BEGIN Records for this task

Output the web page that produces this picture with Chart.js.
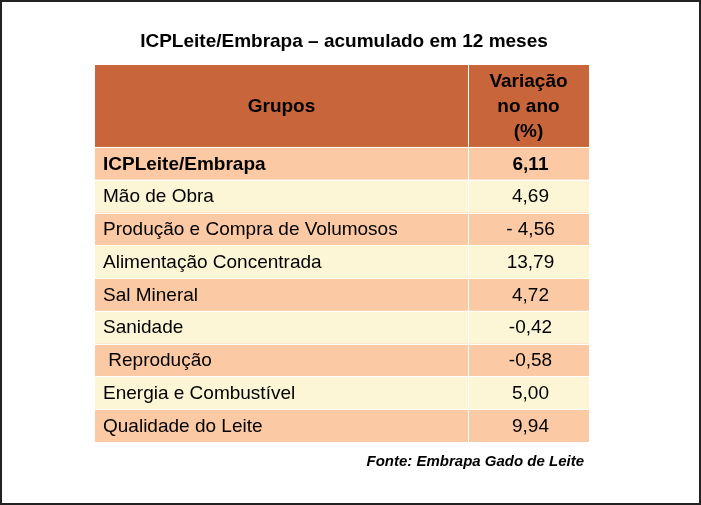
<!DOCTYPE html>
<html>
<head>
<meta charset="utf-8">
<script src="https://cdn.jsdelivr.net/npm/chart.js@4/dist/chart.umd.min.js"></script>
<style>
  html, body { margin: 0; padding: 0; background: #fff; }
  #wrap { width: 701px; height: 505px; position: relative; }
</style>
</head>
<body>
<div id="wrap"><canvas id="c" width="701" height="505"></canvas></div>
<script>
// Table data
const title = 'ICPLeite/Embrapa – acumulado em 12 meses';
const headers = ['Grupos', ['Variação', 'no ano', '(%)']];
const groups = [
    'ICPLeite/Embrapa', 'Mão de Obra', 'Produção e Compra de Volumosos',
    'Alimentação Concentrada', 'Sal Mineral', 'Sanidade', ' Reprodução',
    'Energia e Combustível', 'Qualidade do Leite'
];
const variation = ['6,11', '4,69', '- 4,56', '13,79', '4,72', '-0,42', '-0,58', '5,00', '9,94'];
const source = 'Fonte: Embrapa Gado de Leite';

const HEADER_ROWS = 2.5;   // header is 2.5 body rows tall
const SPLIT = 0.755;       // column divider as fraction of table width
const FONT = '"Liberation Sans", Arial, sans-serif';

const tablePlugin = {
    id: 'table',
    afterDraw(chart) {
        const ctx = chart.ctx;
        const y = chart.scales.y, x = chart.scales.x;
        const L = x.getPixelForValue(0), R = x.getPixelForValue(1);
        const M = x.getPixelForValue(SPLIT);
        ctx.save();

        // frame around the picture
        ctx.strokeStyle = '#222';
        ctx.lineWidth = 2;
        ctx.strokeRect(1, 1, chart.width - 2, chart.height - 2);

        ctx.fillStyle = '#000';
        ctx.textAlign = 'center';
        ctx.textBaseline = 'middle';
        ctx.font = 'bold 19px ' + FONT;
        ctx.fillText(title, 344, 42);

        // header
        const hTop = y.getPixelForValue(0), hBot = y.getPixelForValue(HEADER_ROWS);
        ctx.fillStyle = '#c9653a';
        ctx.fillRect(L, hTop, R - L, hBot - hTop);
        ctx.fillStyle = '#000';
        ctx.font = 'bold 19px ' + FONT;
        ctx.fillText(headers[0], (L + M) / 2, (hTop + hBot) / 2 + 1);
        headers[1].forEach((t, i) => ctx.fillText(t, (M + R) / 2, hTop + 17 + i * 25));

        // body rows
        groups.forEach((g, i) => {
            const t = y.getPixelForValue(HEADER_ROWS + i), b = y.getPixelForValue(HEADER_ROWS + i + 1);
            ctx.fillStyle = i % 2 === 0 ? '#fbcaa5' : '#fdf6d6';
            ctx.fillRect(L, t, R - L, b - t);
            ctx.fillStyle = '#000';
            ctx.font = (i === 0 ? 'bold ' : '') + '19px ' + FONT;
            ctx.textAlign = 'left';
            ctx.fillText(g, L + 8, (t + b) / 2 + 1);
            ctx.textAlign = 'center';
            ctx.fillText(variation[i], (M + R) / 2 + 2, (t + b) / 2 + 1);
        });

        // white grid lines
        ctx.strokeStyle = '#ffffff';
        ctx.lineWidth = 1;
        ctx.beginPath();
        for (let i = 0; i <= groups.length; i++) {
            const py = Math.round(y.getPixelForValue(HEADER_ROWS + i)) + 0.5;
            ctx.moveTo(L, py); ctx.lineTo(R, py);
        }
        ctx.moveTo(Math.round(M) + 0.5, hTop); ctx.lineTo(Math.round(M) + 0.5, y.getPixelForValue(HEADER_ROWS + groups.length));
        ctx.stroke();

        ctx.fillStyle = '#000';
        ctx.textAlign = 'right';
        ctx.font = 'italic bold 15px ' + FONT;
        ctx.fillText(source, 584, 462);
        ctx.restore();
    }
};

new Chart(document.getElementById('c'), {
    type: 'scatter',
    data: { datasets: [{ data: [], pointRadius: 0 }] },
    options: {
        responsive: false,
        animation: false,
        layout: { padding: { top: 65, bottom: 63, left: 95, right: 112 } },
        plugins: { legend: { display: false }, tooltip: { enabled: false } },
        scales: {
            x: { type: 'linear', min: 0, max: 1, display: false },
            y: { type: 'linear', min: 0, max: HEADER_ROWS + groups.length, reverse: true, display: false }
        }
    },
    plugins: [tablePlugin]
});
</script>
</body>
</html>
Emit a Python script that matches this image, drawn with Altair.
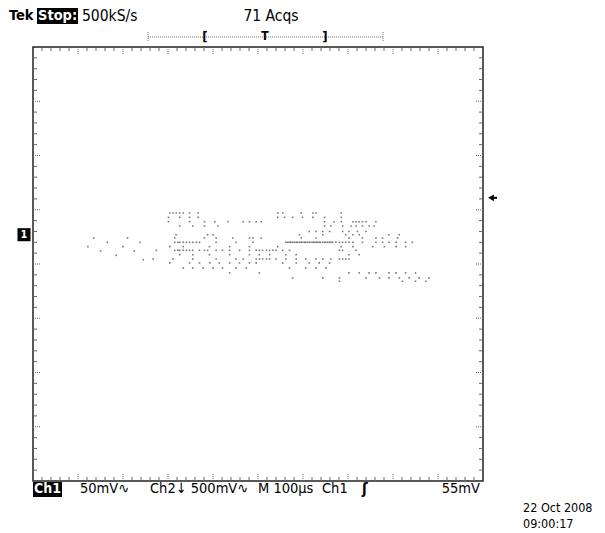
import altair as alt
import numpy as np
import pandas as pd

# ---------------- data ----------------
# Ch1 trace dots: each row is one voltage level (mV above screen centre),
# with the times (µs from trigger) at which dots were seen on that level.
ROW_MV = [47, 43, 39, 35, 30, 27, 24, 20, 16, 12.6, 8.6, 4.6, 1, -3.6, -8.2, -12.8, -15.9]
ROW_T = [
    [-196, -189, -182, -174, -166, -152, -133, 44, 55, 96, 122, 129, 185],
    [-199, -174, -152, -133, 44, 59, 77, 99, 122, 148, 185],
    [-199, -152, -119, -96, -67, -33, -19, -4, 7, 148, 169, 185, 211, 218, 225, 232, 240, 262],
    [-174, -145, -119, -89, 148, 162, 188, 207, 218, 232, 247, 258],
    [114, 129, 144, 159, 188, 202, 221, 240],
    [-182, -112, -100, 92, 144, 195, 211, 225, 291, 314],
    [-185, -119, -93, -56, -19, -11, 7, 96, 129, 202, 232, 262, 277, 310],
    [-185, -178, -174, -166, -159, -152, -145, -137, -130, -93, -49, -11,
     62, 66, 70, 73, 77, 81, 85, 88, 92, 96, 99, 103, 106, 110, 114, 118, 122,
     125, 129, 132, 136, 139, 144, 148, 151, 155, 159, 162, 166,
     173, 181, 188, 195, 202, 211, 232, 262, 277, 291, 307, 328, 343],
    [-196, -166, -108, -63, -19, 44, 185, 211, 255, 281, 307, 328],
    [-226, -185, -178, -174, -166, -159, -152, -145, -130, -119, -112, -93, -79,
     -63, -41, -19, -4, 3, 10, 19, 26, 33, 40, 55, 70, 181, 188, 218],
    [-174, -145, -108, -63, -19, 3, 26, 62, 85, 202, 225],
    [-233, -189, -145, -93, -49, -33, -4, 3, 10, 19, 26, 40, 62, 85, 106, 129,
     144, 162, 181, 188, 195, 202],
    [-196, -152, -130, -107, -86, -63, -41, -19, -4, 55, 85, 114, 136, 159],
    [-166, -145, -122, -100, -79, -49, -26, 70, 106, 129, 151],
    [-63, 3, 202, 225, 247, 262, 291, 307, 328, 350],
    [77, 144, 181, 240, 270, 291, 314, 336, 358, 380],
    [181, 321, 350, 373],
]
LEFT_T = [-378, -365, -350, -335, -315, -300, -290, -275, -262, -255]
LEFT_MV = [16, 24, 12, 20, 8, 16, 24, 12, 20, 4]

GROUND_MV = 27         # Ch1 ground marker, mV above screen centre
TRIG_ARROW_MV = 61     # trigger-level arrow, mV above screen centre

T_DOMAIN = [-500, 500]  # 10 div x 100 µs
V_DOMAIN = [-200, 200]  # 8 div x 50 mV

W, H = 450, 434
FONT = "DejaVu Sans Condensed"

rows_t, rows_v = [], []
for mv, ts in zip(ROW_MV, ROW_T):
    rows_t += ts
    rows_v += [mv] * len(ts)
rows_t += LEFT_T
rows_v += LEFT_MV
dots = pd.DataFrame({"t": rows_t, "v": rows_v})

xs = alt.Scale(domain=T_DOMAIN, nice=False, zero=False)
ys = alt.Scale(domain=V_DOMAIN, nice=False, zero=False)

# graticule tick positions on frame edges (every 0.2 division)
xt = np.round(np.arange(-500, 501, 20), 6)
yt = np.round(np.arange(-200, 201, 10), 6)
xminor = pd.DataFrame({"t": [v for v in xt if v % 100 != 0]})
xmajor = pd.DataFrame({"t": [v for v in xt if v % 100 == 0 and abs(v) != 500]})
yminor = pd.DataFrame({"v": [v for v in yt if v % 50 != 0]})
ymajor = pd.DataFrame({"v": [v for v in yt if v % 50 == 0 and abs(v) != 200]})

one = pd.DataFrame({"k": [0]})
GRAY = "#666666"


def hticks(df, y0, y1, dash=None):
    kw = dict(color=GRAY, strokeWidth=1)
    if dash:
        kw["strokeDash"] = dash
    return alt.Chart(df).mark_rule(**kw).encode(
        x=alt.X("t:Q", scale=xs, axis=None), y=alt.value(y0), y2=alt.value(y1))


def vticks(df, x0, x1, dash=None):
    kw = dict(color=GRAY, strokeWidth=1)
    if dash:
        kw["strokeDash"] = dash
    return alt.Chart(df).mark_rule(**kw).encode(
        y=alt.Y("v:Q", scale=ys, axis=None), x=alt.value(x0), x2=alt.value(x1))


def label(text, x, y, size=14, color="black", weight="normal", align="left", font=FONT):
    return alt.Chart(one).mark_text(
        text=text, align=align, baseline="middle", fontSize=size, font=font,
        color=color, fontWeight=weight).encode(x=alt.value(x), y=alt.value(y))


def box(x0, x1, y0, y1, color="black"):
    return alt.Chart(one).mark_rect(color=color).encode(
        x=alt.value(x0), x2=alt.value(x1), y=alt.value(y0), y2=alt.value(y1))


layers = []
# frame ticks
layers += [
    hticks(xminor, 0, 4), hticks(xminor, H, H - 4),
    hticks(xmajor, 0, 8, [1, 1]), hticks(xmajor, H, H - 8, [1, 1]),
    vticks(yminor, 0, 4), vticks(yminor, W, W - 4),
    vticks(ymajor, 0, 8, [1, 1]), vticks(ymajor, W, W - 8, [1, 1]),
]

# trace dots
layers.append(
    alt.Chart(dots).mark_square(size=2.5, color="#555555", opacity=0.8).encode(
        x=alt.X("t:Q", scale=xs, axis=None), y=alt.Y("v:Q", scale=ys, axis=None))
)

# trigger level arrow (just outside the right edge)
trig = pd.DataFrame({"v": [TRIG_ARROW_MV]})
layers.append(alt.Chart(trig).mark_point(shape="triangle-left", filled=True, size=45,
                                          color="black", opacity=1).encode(
    y=alt.Y("v:Q", scale=ys, axis=None), x=alt.value(W + 8)))
layers.append(alt.Chart(trig).mark_rule(color="black", strokeWidth=2).encode(
    y=alt.Y("v:Q", scale=ys, axis=None), x=alt.value(W + 8), x2=alt.value(W + 14)))

# Ch1 ground marker (left, outside frame)
gnd = pd.DataFrame({"v": [GROUND_MV]})
layers.append(alt.Chart(gnd).mark_square(size=170, color="black", opacity=1).encode(
    y=alt.Y("v:Q", scale=ys, axis=None), x=alt.value(-9)))
layers.append(alt.Chart(gnd).mark_text(text="1", color="white", fontSize=11,
                                        fontWeight="bold", font=FONT).encode(
    y=alt.Y("v:Q", scale=ys, axis=None), x=alt.value(-9)))

# header
HY = -31
layers += [
    label("Tek", -24, HY, size=14.5, weight="bold"),
    box(4, 45, HY - 8, HY + 8),
    label("Stop:", 5, HY, size=14.5, color="white", weight="bold"),
    label("500kS/s", 49, HY, size=15.5),
    label("71 Acqs", 238, HY, size=15.5, align="center"),
]
# record-length bracket
BRY = -10
layers += [
    alt.Chart(one).mark_rule(color="#777777", strokeDash=[1, 1]).encode(
        x=alt.value(115), x2=alt.value(350), y=alt.value(BRY)),
    alt.Chart(one).mark_rule(color="#777777", strokeDash=[1, 1]).encode(
        x=alt.value(115), y=alt.value(BRY - 5), y2=alt.value(BRY + 5)),
    alt.Chart(one).mark_rule(color="#777777", strokeDash=[1, 1]).encode(
        x=alt.value(350), y=alt.value(BRY - 5), y2=alt.value(BRY + 5)),
    label("[", 172, BRY, size=13, weight="bold", align="center"),
    label("T", 232, BRY - 1, size=12, weight="bold", align="center"),
    label("]", 292, BRY, size=13, weight="bold", align="center"),
]
# bottom readout
BY = H + 8
layers += [
    box(0, 29, H + 1, H + 16),
    label("Ch1", 14.5, BY, size=14, color="white", weight="bold", align="center"),
    label("50mV\u223f", 47, BY, size=14.5),
    label("Ch2\u2193 500mV\u223f", 117, BY, size=14.5),
    label("M 100\u00b5s", 225, BY, size=14.5),
    label("Ch1", 289, BY, size=14.5),
    label("\u0283", 329, BY, size=15, weight="bold"),
    label("55mV", 447, BY, align="right", size=14.5),
    label("22 Oct 2008", 490, H + 27, size=12.5),
    label("09:00:17", 490, H + 43, size=12.5),
]

chart = alt.layer(*layers).properties(
    width=W, height=H,
    padding={"left": 25, "top": 39, "right": 114, "bottom": 50},
    autosize="none",
    background="white",
).configure_view(stroke="#222222", strokeWidth=1.5)

chart.save("out.html", embed_options={"renderer": "svg", "actions": False})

END Records for this task

Your job is to reproduce the lines from the one with "Emit a Python" through the one with "import pandas as pd", both kept, exactly as they are. Leave out the pictures.

*Response to this task*:
Emit a Python script that matches this image, drawn with Altair.
import altair as alt
import numpy as np
import pandas as pd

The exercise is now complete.